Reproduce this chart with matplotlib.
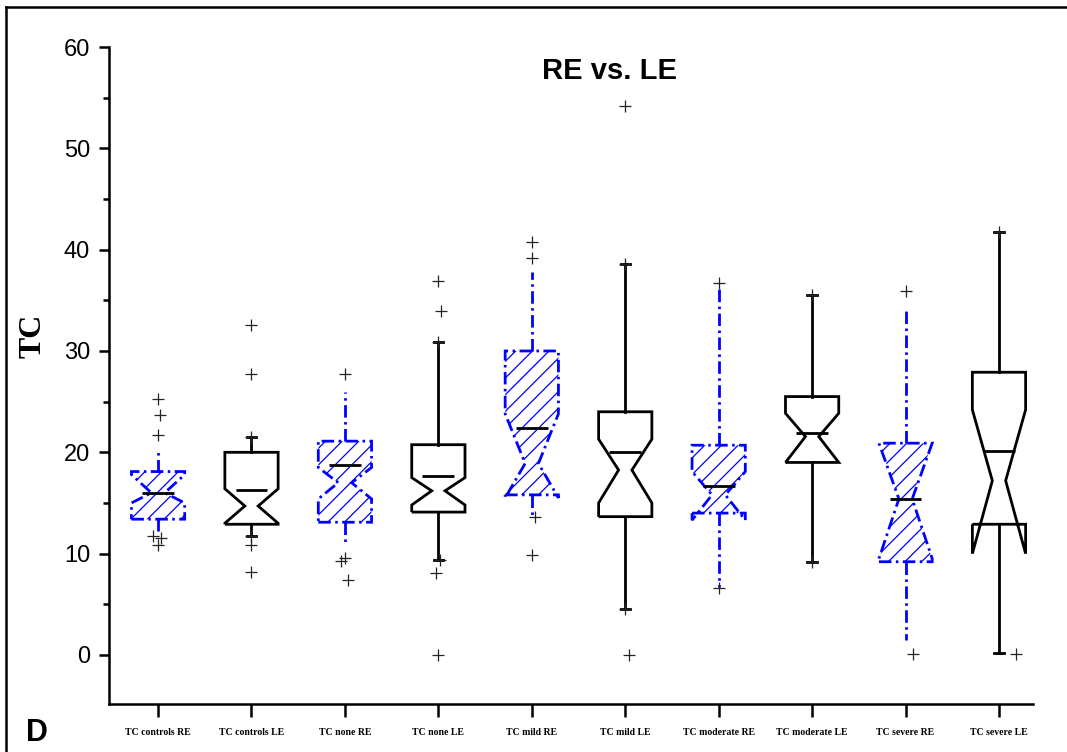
import numpy as np
import matplotlib
matplotlib.use("Agg")
import matplotlib.pyplot as plt
from matplotlib.path import Path
from matplotlib.lines import Line2D
from matplotlib.ticker import MultipleLocator

# ---------------- data ----------------
categories = ['TC controls RE', 'TC controls LE', 'TC none RE', 'TC none LE',
              'TC mild RE', 'TC mild LE', 'TC moderate RE', 'TC moderate LE',
              'TC severe RE', 'TC severe LE']
q1 = [13.4, 12.9, 13.1, 14.1, 15.8, 13.65, 14.0, 19.0, 9.2, 12.9]
q3 = [18.1, 20.0, 21.1, 20.75, 30.0, 24.0, 20.7, 25.5, 20.9, 27.9]
centre_line = [16.0, 16.3, 18.7, 17.7, 22.4, 20.0, 16.7, 21.9, 15.4, 20.1]
notch_mid = [16.0, 14.7, 17.0, 16.2, 18.9, 18.25, 15.8, 21.55, 15.4, 17.2]
notch_lo = [15.0, 13.0, 15.4, 14.8, 15.5, 15.0, 13.3, 19.0, 9.5, 10.0]
notch_hi = [17.8, 16.4, 18.5, 17.5, 23.8, 21.3, 18.1, 23.85, 20.9, 24.2]
whisker_lo = [12.2, 11.7, 11.0, 9.4, 13.7, 4.5, 6.7, 9.2, 1.5, 0.15]
whisker_hi = [20.2, 21.5, 26.0, 30.9, 37.8, 38.6, 36.3, 35.5, 34.2, 41.7]
outliers = [
    [25.3, 23.7, 21.7, 11.7, 11.5, 10.9],
    [32.6, 27.7, 21.5, 11.7, 10.9, 8.2],
    [27.7, 9.6, 9.3, 7.4],
    [36.9, 33.9, 30.9, 9.4, 8.1, 0.0],
    [40.8, 39.2, 13.6, 9.9],
    [54.2, 38.6, 4.5, 0.0],
    [36.7, 6.6],
    [35.5, 9.2],
    [35.9, 0.07],
    [41.7, 0.1],
]
outlier_jitter = [
    [0, 0.02, 0, -0.05, 0.03, 0],
    [0, 0, 0, 0, 0, 0],
    [0, 0, -0.045, 0.035],
    [0, 0.025, 0, 0.02, -0.02, 0],
    [0, 0, 0.035, 0],
    [0, 0, 0, 0.035],
    [0, 0],
    [0, 0],
    [0, 0.08],
    [0, 0.18],
]
y_ticks = [0, 10, 20, 30, 40, 50, 60]

# ---------------- style ----------------
plt.rcParams['hatch.linewidth'] = 0.9
BLUE = '#0000FF'
DASHDOT = (0, (4.5, 1.6, 0.9, 1.6))
W = 0.57
LW = 2.0

fig = plt.figure(figsize=(10.67, 7.52), dpi=100)
fig.patch.set_facecolor('white')
ax = fig.add_axes([109 / 1067, 48 / 752, 924 / 1067, 657 / 752])

positions = np.arange(1, len(categories) + 1)
stats = []
for i in range(len(categories)):
    stats.append(dict(med=notch_mid[i], q1=q1[i], q3=q3[i],
                      whislo=whisker_lo[i], whishi=whisker_hi[i],
                      cilo=notch_lo[i], cihi=notch_hi[i], fliers=[]))

re_idx = list(range(0, len(categories), 2))
le_idx = list(range(1, len(categories), 2))

res_re = ax.bxp([stats[i] for i in re_idx], positions=positions[re_idx],
                widths=W, capwidths=0.1, shownotches=True, showfliers=False,
                patch_artist=True, manage_ticks=False,
                boxprops=dict(facecolor='white', edgecolor=BLUE, linewidth=LW,
                              linestyle=DASHDOT, hatch='//'),
                whiskerprops=dict(color=BLUE, linewidth=LW, linestyle=DASHDOT),
                capprops=dict(visible=False),
                medianprops=dict(visible=False))
res_le = ax.bxp([stats[i] for i in le_idx], positions=positions[le_idx],
                widths=W, capwidths=0.1, shownotches=True, showfliers=False,
                patch_artist=True, manage_ticks=False,
                boxprops=dict(facecolor='white', edgecolor='black', linewidth=LW),
                whiskerprops=dict(color='black', linewidth=LW),
                capprops=dict(color='black', linewidth=LW),
                medianprops=dict(visible=False))

# narrow the notch waist (Origin style)
for res, idx in ((res_re, re_idx), (res_le, le_idx)):
    for patch, i in zip(res['boxes'], idx):
        p = positions[i]
        verts = np.array(patch.get_path().vertices, dtype=float).copy()
        verts[3, 0] = p + W * 0.125
        verts[8, 0] = p - W * 0.125
        newp = Path(verts)
        try:
            patch.set_path(newp)
        except AttributeError:
            patch._path = newp

# centre lines
ax.hlines(centre_line, positions - 0.17, positions + 0.17, colors='black',
          linewidth=LW, zorder=5)

# outliers
for i in range(len(categories)):
    xs = positions[i] + np.array(outlier_jitter[i])
    ax.plot(xs, outliers[i], linestyle='none', marker='+', markersize=8,
            markeredgewidth=0.9, color='#222222', zorder=6)

# ---------------- axes ----------------
ax.set_xlim(0.475, 10.364)
ax.set_ylim(-4.84, 60)
ax.spines['top'].set_visible(False)
ax.spines['right'].set_visible(False)
ax.spines['left'].set_linewidth(1.8)
ax.spines['bottom'].set_linewidth(1.8)

ax.set_xticks(positions)
ax.set_xticklabels(categories, fontfamily='Liberation Serif', fontweight='bold',
                   fontsize=7)
ax.set_yticks(y_ticks)
ax.yaxis.set_minor_locator(MultipleLocator(5))
ax.tick_params(axis='x', direction='out', length=9, width=1.8, pad=8)
ax.tick_params(axis='y', which='major', direction='out', length=7.5, width=1.8,
               pad=6, labelsize=17)
ax.tick_params(axis='y', which='minor', direction='out', length=4.5, width=1.8)
for lab in ax.get_yticklabels():
    lab.set_fontfamily('Liberation Sans')

ax.set_ylabel('TC', fontfamily='Liberation Serif', fontweight='bold', fontsize=23)
ax.yaxis.set_label_coords(-0.067, 0.56)

ax.text(0.542, 0.964, 'RE vs. LE', transform=ax.transAxes, ha='center',
        va='center', fontfamily='Liberation Sans', fontweight='bold', fontsize=21)

fig.text(37 / 1067, 1 - 733 / 752, 'D', ha='center', va='center',
         fontfamily='Liberation Sans', fontweight='bold', fontsize=22)

# figure frame (left and top edges visible)
fx = 6 / 1067
fy = 1 - 7 / 752
fig.add_artist(Line2D([fx, fx], [-0.01, fy], transform=fig.transFigure,
                      color='black', linewidth=1.8))
fig.add_artist(Line2D([fx, 1.01], [fy, fy], transform=fig.transFigure,
                      color='black', linewidth=1.8))

fig.savefig('out.png', dpi=100, facecolor='white')
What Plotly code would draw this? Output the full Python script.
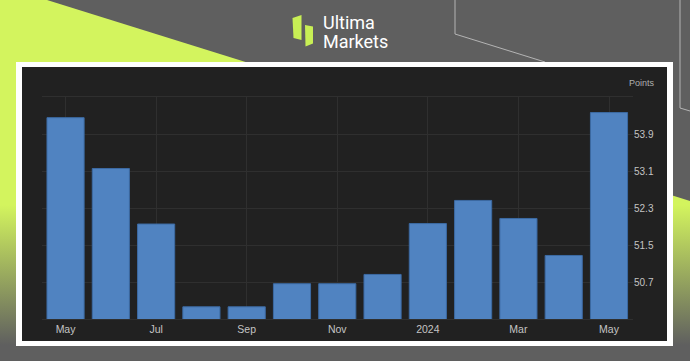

#### WRITTEN TASK
Copy nothing past the line containing "from matplotlib.ticker import MultipleLocator": reproduce every line from the start of the records up to it, skipping pictures.

#### WORKED SOLUTION
Reproduce this chart with matplotlib.
import numpy as np
import matplotlib
matplotlib.use("Agg")
import matplotlib.pyplot as plt
from matplotlib.path import Path
from matplotlib.lines import Line2D
from matplotlib.ticker import MultipleLocator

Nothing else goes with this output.